If your strength is organization, make sure that shows through in your cover letter. If it’s creativity, let that personality show through in a professional but stylish cover letter.

Target Cover Letter to Specific Position

Ideally you should not have to make many changes to your sports career resume but be prepared to make significant changes to each cover letter. A vastly different cover letter is often needed if one position you are pursuing is significantly different from the previous position you attempted to land.

Focus on the attributes that will help you be the best candidate for the position. If there is an advertisement or a contact has told you what qualifications the position demands, review those qualifications and address each one. Focus on why you are the perfect person for the job as you talk about your qualifications.

If you do not meet one of the qualifications, now is your chance to explain why the employer should make an exception. Suppose they are looking for five years of experience but you only have three years. You may note, “While I have only coached high school football for three years, I played college football all four years and earned all-conference honors.”

Certainly do not lie or exaggerate, as you don’t want to start a job this way, risk losing the job over this issue in the future, or have this as a worry in the back of your mind.

But do talk about your skills, qualifications, accomplishments, and experiences. Go into depth about your strengths.

Highlight Connections with Prospective Employer

If you have some personal connections to a prospective employer, be sure to mention those in the cover letter. This will allow people reading the cover letter to make that association.

Say you’re applying for a sports management job with a minor league baseball team after graduating from college. While in high school, you worked for this team in concessions. Don’t assume that everyone will instantly recognize your name. Remember, positions change and perhaps a person or two in the decision process may not be aware of your past service.

Perhaps your former boss, Mr. Smith, whose opinion is respected, has mentioned that you will be applying. Now when you mention your previous ties to the club, the reader may think, “Oh yeah, this is the applicant Mr. Smith told me about.”

Highlight Accomplishments in Resume Suited to Job

So in college and in your first few years out of school you have piled up accomplishments working in the athletic department at a small school.

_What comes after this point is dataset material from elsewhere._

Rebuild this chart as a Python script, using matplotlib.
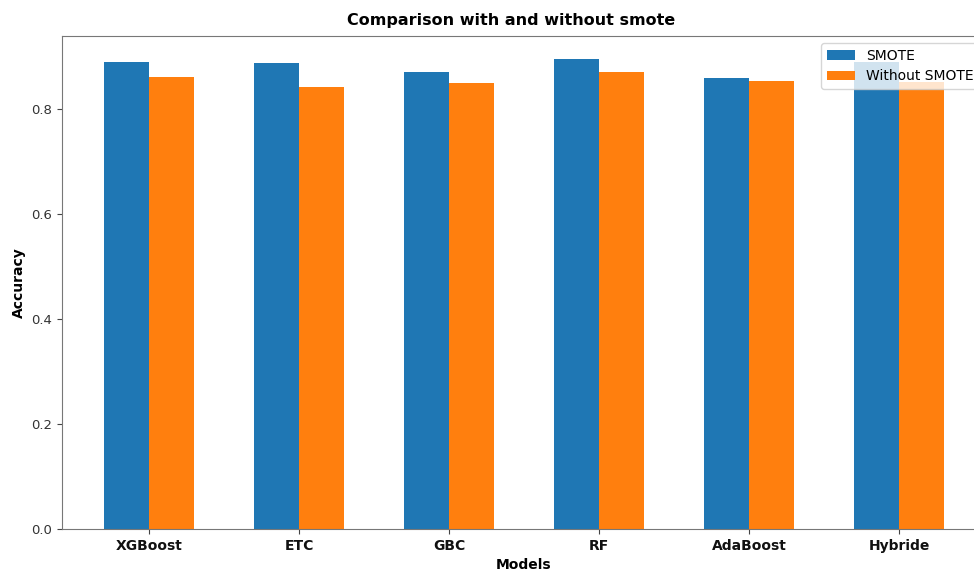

You’re looking to move onto a new challenge and, to your credit, the list of accomplishments on your resume is a long one.

The cover letter offers you a chance to highlight a few of the accomplishments that best apply to the specific position you are pursuing. If you’re applying for a sports information job, you might write, “I received many honors in school but one I’m especially proud of was being honored by the College Sports Information Directors Association in 2005 for …”

Request an Interview

Once you have concisely told the reader why you would be a great fit for the job, be sure to express your interest in meeting with your prospective employer.

This again shows enthusiasm and will remind the reader to review your contact information.


Besides re-reading the cover letter yourself, be sure to have a trusted friend or two read the letter. If someone in the field you know can review the letter, even better.

Encourage them to not only mark typos but critique your overall letter and suggest any ideas they may have. Perhaps you will agree, disagree, or come to some decision in the middle. But you will be actively thinking about how best to communicate your ideas.

Remember, you are going to be writing cover letters to each specific position so proofread each time.